Inventaire des choses qui ne laissent pas de trace de Céline Huyghebaert, jusqu’au 28 mars sur l’enseigne lumineuse de DARE-DARE

« Dans la banalité du quotidien, il se passe toujours quelque chose[1]. »

Faire son lavage, acheter du dentifrice, appeler le médecin, réparer la poignée du garage, poser sa semaine de vacances… La plupart des tâches que l’on inscrit sur nos listes sont des choses futiles qui disparaissent dès qu’on les a rayées, jusqu’à leur réapparition sur une liste ultérieure. Dans ses Notes de chevet, Seï Shonagon[2] déroulait des listes pour tenter de capturer les signes du monde. Elle voulait y conserver la totalité des choses qui l’avaient marquée. Janina Turek, au contraire, notait tout ce qui remplissait ses journées, sans magnifier l’ordinaire. Dans les 728 carnets que sa fille a retrouvés après sa mort, elle avait archivé jour après jour la liste de ses petits-déjeuners, de ses déjeuners et de ses soupers, celle des visites imprévues qu’elle avait reçues, des objets trouvés, des cadeaux donnés ou reçus, ou des personnes aperçues depuis sa fenêtre. Sans le moindre commentaire personnel. Quand son mari était revenu d’Auschwitz, elle n’avait pas utilisé un carnet pour témoigner de cette douleur que Marguerite Duras déverse dans le sien en voyant apparaître Robert L., décharné, presque mort. Non, Janina Turek avait juste indiqué « visite de Czeslaw Turek » dans la rubrique « Visites imprévues[3] ».

Mes listes traquent elles aussi l’ordinaire. Mais un ordinaire invisible. Elles donnent une densité aux choses qui ne laissent pas de trace. Liste des personnes dont on a oublié le nom, liste des rêves qui s’effacent dès qu’on se réveille, liste de gestes étouffés… J’aime l’idée que si leur énonciation n’est plus possible, ces oublis continuent néanmoins d’exister sous la forme d’espaces vides, de blancs pour reprendre l’expression anglaise « memory blank » qui a la qualité de donner une matérialité au vide. Notre espace est rempli de blancs. Ces blancs prennent de la place, mais nous ne nous en rendons pas compte.

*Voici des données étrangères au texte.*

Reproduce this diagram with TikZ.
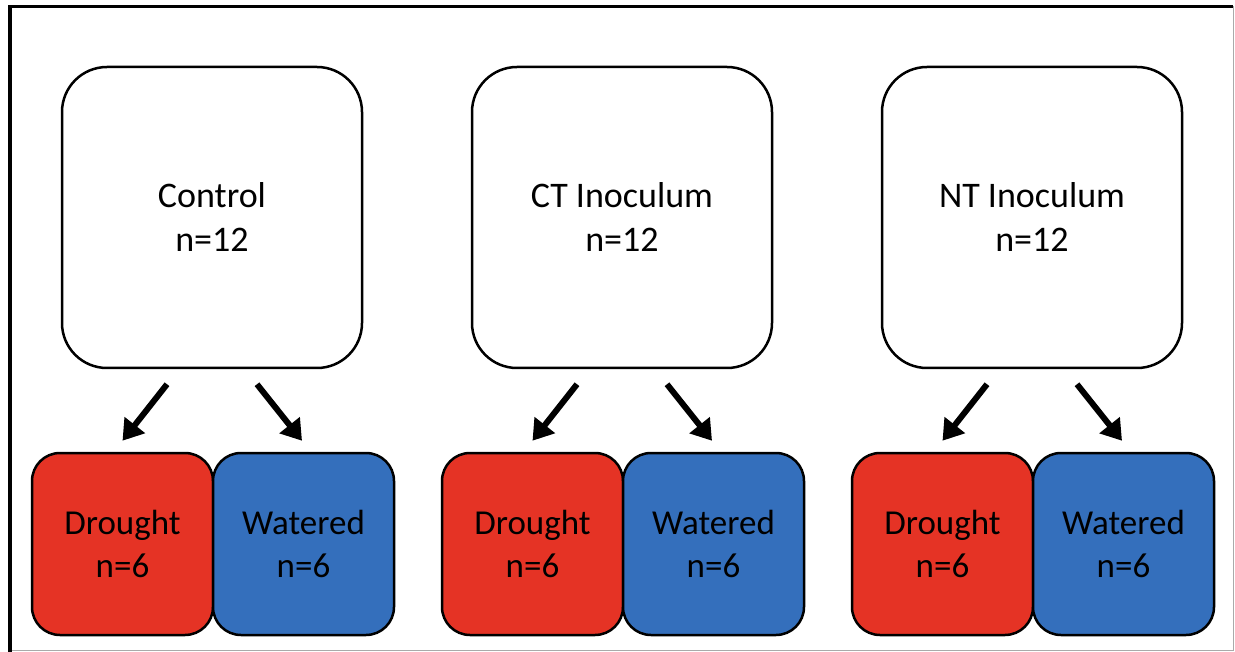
\documentclass[tikz,border=0pt]{standalone}
\usepackage{fontspec}
\setmainfont{Carlito}
\usetikzlibrary{arrows.meta}
\definecolor{dred}{RGB}{229,51,37}
\definecolor{wblue}{RGB}{52,111,188}
\definecolor{framegray}{RGB}{170,170,170}
\tikzset{
  bigbox/.style={draw=black, line width=2.5pt, fill=white, rounded corners=45pt,
    minimum width=300pt, minimum height=301pt, align=center, inner sep=0pt,
    font=\fontsize{36pt}{44pt}\selectfont},
  smallbox/.style={draw=black, line width=2.5pt, rounded corners=28pt,
    minimum width=181pt, minimum height=182pt, align=center, inner sep=0pt,
    font=\fontsize{35pt}{43pt}\selectfont},
  drbox/.style={smallbox, fill=dred},
  wabox/.style={smallbox, fill=wblue},
  arr/.style={line width=6pt, -{Triangle[length=20pt,width=25pt]}}
}
\begin{document}
\begin{tikzpicture}[x=1pt,y=-1pt]
\useasboundingbox (0,0) rectangle (1235,652);
% frame
\coordinate (ftl) at (10,6.5);
\coordinate (ftr) at (1233,6.5);
\coordinate (fbl) at (10,652);
\coordinate (fbr) at (1233,650);
\draw[framegray, line width=1pt] (10,650) -- (fbr) -- (ftr);
\draw[black, line width=3.5pt] (ftr) -- (ftl) -- (fbl);
% groups
\foreach \i/\lab in {0/Control, 1/CT Inoculum, 2/NT Inoculum} {
  \node[bigbox] (top\i) at (212+410*\i,217.5) {\lab\\n=12};
  \node[drbox] (d\i) at (122.5+410*\i,544) {Drought\\n=6};
  \node[wabox] (w\i) at (303.5+410*\i,544) {Watered\\n=6};
  \draw[arr] ([shift={(-45,15)}]top\i.south) -- ([shift={(0,-11)}]d\i.north);
  \draw[arr] ([shift={(45,15)}]top\i.south) -- ([shift={(-1.5,-11)}]w\i.north);
}
\end{tikzpicture}
\end{document}
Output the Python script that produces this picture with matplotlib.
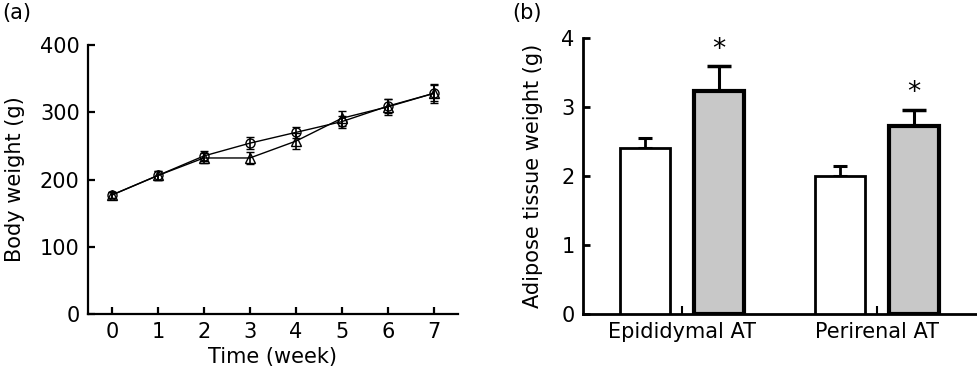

Ce sont des choses qui ont existé et qui ont marqué l’Histoire de manière imperceptible. D’une certaine manière, on peut dire qu’elles existent dans le négatif de l’Histoire.

Bio

Originaire de France, Céline Huyghebaert vit et travaille à Montréal. Elle est titulaire d’une maîtrise en littérature de l’UQAM. Dans sa pratique, elle utilise le texte et le livre pour explorer ce qui existe à l’extérieur du document et de l’Histoire. Son travail d’artiste et ses recherches ont été présentés dans plusieurs expositions, notamment à Formats, à la Maison de la culture de Côte-des-Neiges et au Centre canadien d’architecture. Ses textes ont été publiés dans différentes revues (Esse, Artzines, Cousins de personne, Moebius, etc.), mais aussi dans des contextes expérimentaux de diffusion comme l’autopublication ou la dissémination sauvage. En 2016, elle a été en résidence à Passa Porta à Bruxelles, à La Chambre blanche à Québec et à l’Atelier Circulaire à Montréal.

http://www.fadingpaper.ca/

[1] « Reality », Mariusz Szczygiel, dans La vie est un reportage, Les éditions noir sur blanc, 2005.
[2] Sei Shonagon, Notes de chevet.
[3] Informations puisées dans l’article « Reality », Mariusz Szczygiel consacré à Janina Turek.